* Begin *

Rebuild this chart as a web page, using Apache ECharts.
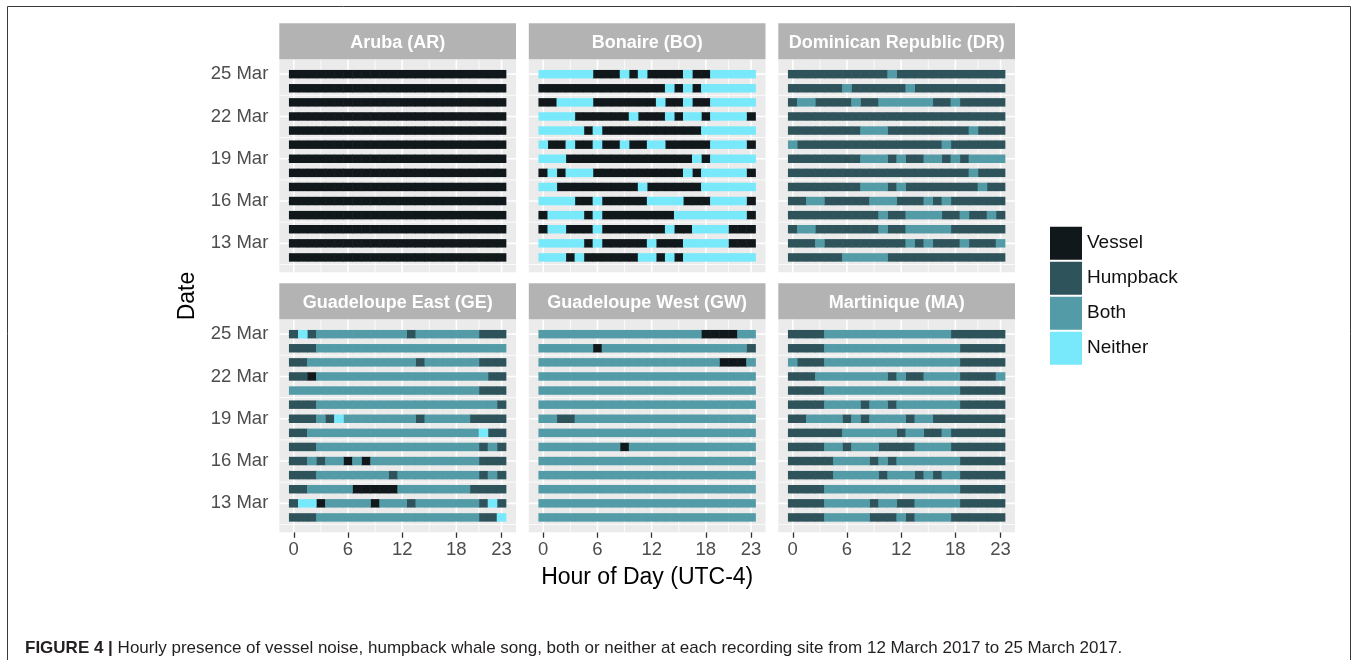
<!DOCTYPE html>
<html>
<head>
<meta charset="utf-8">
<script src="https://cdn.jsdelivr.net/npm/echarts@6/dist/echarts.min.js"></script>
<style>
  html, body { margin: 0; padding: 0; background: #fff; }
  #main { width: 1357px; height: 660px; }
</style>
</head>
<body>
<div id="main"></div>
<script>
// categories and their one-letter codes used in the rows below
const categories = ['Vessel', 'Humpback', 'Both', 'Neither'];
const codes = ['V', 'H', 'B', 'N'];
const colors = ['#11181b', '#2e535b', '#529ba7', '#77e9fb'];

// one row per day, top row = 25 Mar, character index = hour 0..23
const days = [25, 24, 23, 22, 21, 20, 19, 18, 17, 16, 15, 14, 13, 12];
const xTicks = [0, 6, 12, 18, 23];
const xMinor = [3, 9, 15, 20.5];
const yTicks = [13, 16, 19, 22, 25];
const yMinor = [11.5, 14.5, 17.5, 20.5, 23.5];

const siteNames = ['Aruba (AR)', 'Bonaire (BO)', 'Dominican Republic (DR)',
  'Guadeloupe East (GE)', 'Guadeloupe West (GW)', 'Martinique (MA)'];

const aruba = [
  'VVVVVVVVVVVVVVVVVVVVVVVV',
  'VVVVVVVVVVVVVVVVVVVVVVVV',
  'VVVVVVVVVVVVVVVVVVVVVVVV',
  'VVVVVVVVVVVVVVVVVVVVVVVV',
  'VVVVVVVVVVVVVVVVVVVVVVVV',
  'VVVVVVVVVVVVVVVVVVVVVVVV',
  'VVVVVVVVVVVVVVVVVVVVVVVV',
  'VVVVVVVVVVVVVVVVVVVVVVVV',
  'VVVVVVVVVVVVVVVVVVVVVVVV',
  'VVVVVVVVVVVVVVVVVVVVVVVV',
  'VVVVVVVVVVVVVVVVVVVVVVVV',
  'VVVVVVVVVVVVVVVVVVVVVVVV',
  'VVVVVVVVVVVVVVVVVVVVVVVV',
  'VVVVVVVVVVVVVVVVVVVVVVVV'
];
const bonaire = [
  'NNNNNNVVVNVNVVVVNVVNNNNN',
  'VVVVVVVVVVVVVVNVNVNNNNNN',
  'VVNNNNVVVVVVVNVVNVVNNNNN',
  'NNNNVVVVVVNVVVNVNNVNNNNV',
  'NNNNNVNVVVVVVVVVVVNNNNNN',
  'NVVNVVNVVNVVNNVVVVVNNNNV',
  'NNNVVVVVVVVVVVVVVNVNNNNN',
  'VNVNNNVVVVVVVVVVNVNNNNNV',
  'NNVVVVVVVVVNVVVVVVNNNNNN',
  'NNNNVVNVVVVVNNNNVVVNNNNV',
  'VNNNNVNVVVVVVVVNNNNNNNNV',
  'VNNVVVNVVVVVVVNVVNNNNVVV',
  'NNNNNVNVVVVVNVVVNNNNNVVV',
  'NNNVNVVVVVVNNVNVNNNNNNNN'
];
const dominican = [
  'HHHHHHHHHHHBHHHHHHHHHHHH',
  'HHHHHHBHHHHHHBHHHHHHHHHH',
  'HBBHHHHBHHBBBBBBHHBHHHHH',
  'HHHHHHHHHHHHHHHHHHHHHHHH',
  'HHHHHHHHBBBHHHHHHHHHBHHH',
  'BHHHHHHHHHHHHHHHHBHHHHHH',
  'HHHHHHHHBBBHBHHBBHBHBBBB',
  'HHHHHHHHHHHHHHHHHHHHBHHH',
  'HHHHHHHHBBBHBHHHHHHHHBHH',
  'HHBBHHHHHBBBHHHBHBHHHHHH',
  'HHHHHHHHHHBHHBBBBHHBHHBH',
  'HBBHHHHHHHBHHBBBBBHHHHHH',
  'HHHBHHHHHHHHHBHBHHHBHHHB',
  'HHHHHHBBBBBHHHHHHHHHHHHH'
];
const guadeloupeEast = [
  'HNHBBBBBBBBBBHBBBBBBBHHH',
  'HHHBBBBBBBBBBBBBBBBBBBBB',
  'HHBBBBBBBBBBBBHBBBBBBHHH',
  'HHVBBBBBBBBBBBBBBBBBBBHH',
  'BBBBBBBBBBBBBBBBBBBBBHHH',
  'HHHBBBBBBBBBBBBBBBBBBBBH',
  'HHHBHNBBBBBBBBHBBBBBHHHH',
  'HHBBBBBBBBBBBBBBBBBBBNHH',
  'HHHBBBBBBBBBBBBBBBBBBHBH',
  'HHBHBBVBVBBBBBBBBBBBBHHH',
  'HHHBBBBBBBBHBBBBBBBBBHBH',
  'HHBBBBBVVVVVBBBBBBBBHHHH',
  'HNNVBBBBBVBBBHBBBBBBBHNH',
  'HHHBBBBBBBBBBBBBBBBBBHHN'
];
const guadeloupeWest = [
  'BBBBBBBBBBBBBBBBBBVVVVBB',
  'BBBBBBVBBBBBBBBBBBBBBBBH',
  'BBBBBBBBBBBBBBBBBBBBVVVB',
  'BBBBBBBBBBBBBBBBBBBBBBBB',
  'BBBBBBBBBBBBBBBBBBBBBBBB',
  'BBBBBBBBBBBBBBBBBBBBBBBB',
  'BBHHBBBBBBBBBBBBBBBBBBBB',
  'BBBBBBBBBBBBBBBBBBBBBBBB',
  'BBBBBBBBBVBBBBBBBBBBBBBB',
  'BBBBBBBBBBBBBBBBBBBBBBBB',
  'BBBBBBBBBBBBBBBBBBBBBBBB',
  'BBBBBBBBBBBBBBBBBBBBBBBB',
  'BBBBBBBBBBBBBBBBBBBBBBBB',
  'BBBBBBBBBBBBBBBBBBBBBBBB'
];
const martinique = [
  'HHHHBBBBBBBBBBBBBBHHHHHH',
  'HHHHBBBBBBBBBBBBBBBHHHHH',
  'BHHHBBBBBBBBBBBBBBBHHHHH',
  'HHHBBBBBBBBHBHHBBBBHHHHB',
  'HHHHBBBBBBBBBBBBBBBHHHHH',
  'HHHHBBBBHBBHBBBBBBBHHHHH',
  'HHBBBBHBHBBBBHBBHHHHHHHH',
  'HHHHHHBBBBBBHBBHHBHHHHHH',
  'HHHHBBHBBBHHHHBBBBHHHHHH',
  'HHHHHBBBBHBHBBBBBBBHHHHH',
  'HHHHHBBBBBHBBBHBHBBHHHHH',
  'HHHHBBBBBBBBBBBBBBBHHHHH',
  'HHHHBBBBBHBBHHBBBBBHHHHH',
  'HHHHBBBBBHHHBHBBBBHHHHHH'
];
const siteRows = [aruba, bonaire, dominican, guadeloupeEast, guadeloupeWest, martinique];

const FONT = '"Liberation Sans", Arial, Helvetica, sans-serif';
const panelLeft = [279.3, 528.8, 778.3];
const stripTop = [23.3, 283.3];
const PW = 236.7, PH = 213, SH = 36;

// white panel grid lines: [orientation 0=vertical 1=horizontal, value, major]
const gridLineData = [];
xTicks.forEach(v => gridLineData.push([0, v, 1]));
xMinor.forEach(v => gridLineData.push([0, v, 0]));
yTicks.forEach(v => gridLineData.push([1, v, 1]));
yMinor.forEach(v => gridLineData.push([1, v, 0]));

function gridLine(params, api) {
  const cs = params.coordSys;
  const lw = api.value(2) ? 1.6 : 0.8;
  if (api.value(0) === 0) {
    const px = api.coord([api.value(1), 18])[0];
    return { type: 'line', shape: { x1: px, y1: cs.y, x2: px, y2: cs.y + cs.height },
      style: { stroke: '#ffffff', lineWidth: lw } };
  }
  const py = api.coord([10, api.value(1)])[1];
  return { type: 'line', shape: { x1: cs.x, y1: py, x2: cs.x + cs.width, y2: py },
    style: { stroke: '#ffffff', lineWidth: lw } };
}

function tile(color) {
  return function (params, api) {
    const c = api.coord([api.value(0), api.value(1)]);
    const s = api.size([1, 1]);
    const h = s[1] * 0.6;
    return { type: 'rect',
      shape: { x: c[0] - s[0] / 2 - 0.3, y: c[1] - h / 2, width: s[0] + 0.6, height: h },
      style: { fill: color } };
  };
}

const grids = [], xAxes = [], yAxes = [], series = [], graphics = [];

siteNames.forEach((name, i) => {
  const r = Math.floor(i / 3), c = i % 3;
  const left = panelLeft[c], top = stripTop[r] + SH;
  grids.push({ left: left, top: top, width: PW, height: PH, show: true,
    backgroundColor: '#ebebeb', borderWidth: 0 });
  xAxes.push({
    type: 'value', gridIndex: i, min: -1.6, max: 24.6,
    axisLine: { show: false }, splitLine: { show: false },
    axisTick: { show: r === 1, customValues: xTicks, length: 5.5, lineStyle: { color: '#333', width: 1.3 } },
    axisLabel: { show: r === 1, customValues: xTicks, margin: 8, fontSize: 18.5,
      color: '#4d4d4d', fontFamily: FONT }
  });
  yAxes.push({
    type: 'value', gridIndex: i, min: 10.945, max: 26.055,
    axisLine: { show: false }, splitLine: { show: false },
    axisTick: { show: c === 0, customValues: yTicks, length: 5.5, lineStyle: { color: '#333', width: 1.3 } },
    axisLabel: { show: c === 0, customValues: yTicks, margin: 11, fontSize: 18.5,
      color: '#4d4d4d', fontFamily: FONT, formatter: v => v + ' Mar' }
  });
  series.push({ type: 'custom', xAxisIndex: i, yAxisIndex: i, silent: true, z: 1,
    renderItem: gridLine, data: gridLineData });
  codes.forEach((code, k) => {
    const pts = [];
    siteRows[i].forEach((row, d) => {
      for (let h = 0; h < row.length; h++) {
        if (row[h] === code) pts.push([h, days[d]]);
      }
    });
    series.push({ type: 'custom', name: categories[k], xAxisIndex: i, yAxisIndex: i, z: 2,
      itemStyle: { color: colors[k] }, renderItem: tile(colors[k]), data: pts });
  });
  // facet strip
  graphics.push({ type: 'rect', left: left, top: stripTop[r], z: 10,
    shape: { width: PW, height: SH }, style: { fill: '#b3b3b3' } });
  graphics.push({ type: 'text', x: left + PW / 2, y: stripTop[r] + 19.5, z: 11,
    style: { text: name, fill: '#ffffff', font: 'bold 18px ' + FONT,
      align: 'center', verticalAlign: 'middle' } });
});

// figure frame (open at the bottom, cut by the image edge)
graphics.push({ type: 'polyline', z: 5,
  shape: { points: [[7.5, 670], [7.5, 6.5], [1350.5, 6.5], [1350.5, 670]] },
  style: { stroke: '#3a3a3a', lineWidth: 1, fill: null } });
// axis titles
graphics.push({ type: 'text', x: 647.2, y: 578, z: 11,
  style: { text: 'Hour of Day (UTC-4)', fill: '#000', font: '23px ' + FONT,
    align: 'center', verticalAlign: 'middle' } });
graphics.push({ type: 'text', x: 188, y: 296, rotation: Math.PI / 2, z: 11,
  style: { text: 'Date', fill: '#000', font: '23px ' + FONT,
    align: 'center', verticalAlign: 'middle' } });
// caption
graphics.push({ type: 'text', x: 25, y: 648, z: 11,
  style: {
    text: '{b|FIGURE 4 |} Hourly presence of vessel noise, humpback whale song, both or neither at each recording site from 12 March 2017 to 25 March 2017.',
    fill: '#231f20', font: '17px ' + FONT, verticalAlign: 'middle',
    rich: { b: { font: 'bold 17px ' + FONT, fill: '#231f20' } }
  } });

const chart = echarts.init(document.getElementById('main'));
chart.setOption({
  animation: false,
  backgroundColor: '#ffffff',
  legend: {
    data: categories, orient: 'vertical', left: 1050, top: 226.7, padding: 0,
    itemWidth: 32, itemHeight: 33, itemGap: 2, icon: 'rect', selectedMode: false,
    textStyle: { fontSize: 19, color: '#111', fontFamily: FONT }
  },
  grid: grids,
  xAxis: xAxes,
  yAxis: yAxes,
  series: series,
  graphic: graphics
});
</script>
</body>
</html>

* End *

**Problem requirements:** Quote, exactly and only, the lines from the first line of the data above through the line containing "const colors = ['#11181b', '#2e535b', '#529ba7', '#77e9fb'];". The pictures do not belong in it.

**Output for this task:**
Rebuild this chart as a web page, using Apache ECharts.
<!DOCTYPE html>
<html>
<head>
<meta charset="utf-8">
<script src="https://cdn.jsdelivr.net/npm/echarts@6/dist/echarts.min.js"></script>
<style>
  html, body { margin: 0; padding: 0; background: #fff; }
  #main { width: 1357px; height: 660px; }
</style>
</head>
<body>
<div id="main"></div>
<script>
// categories and their one-letter codes used in the rows below
const categories = ['Vessel', 'Humpback', 'Both', 'Neither'];
const codes = ['V', 'H', 'B', 'N'];
const colors = ['#11181b', '#2e535b', '#529ba7', '#77e9fb'];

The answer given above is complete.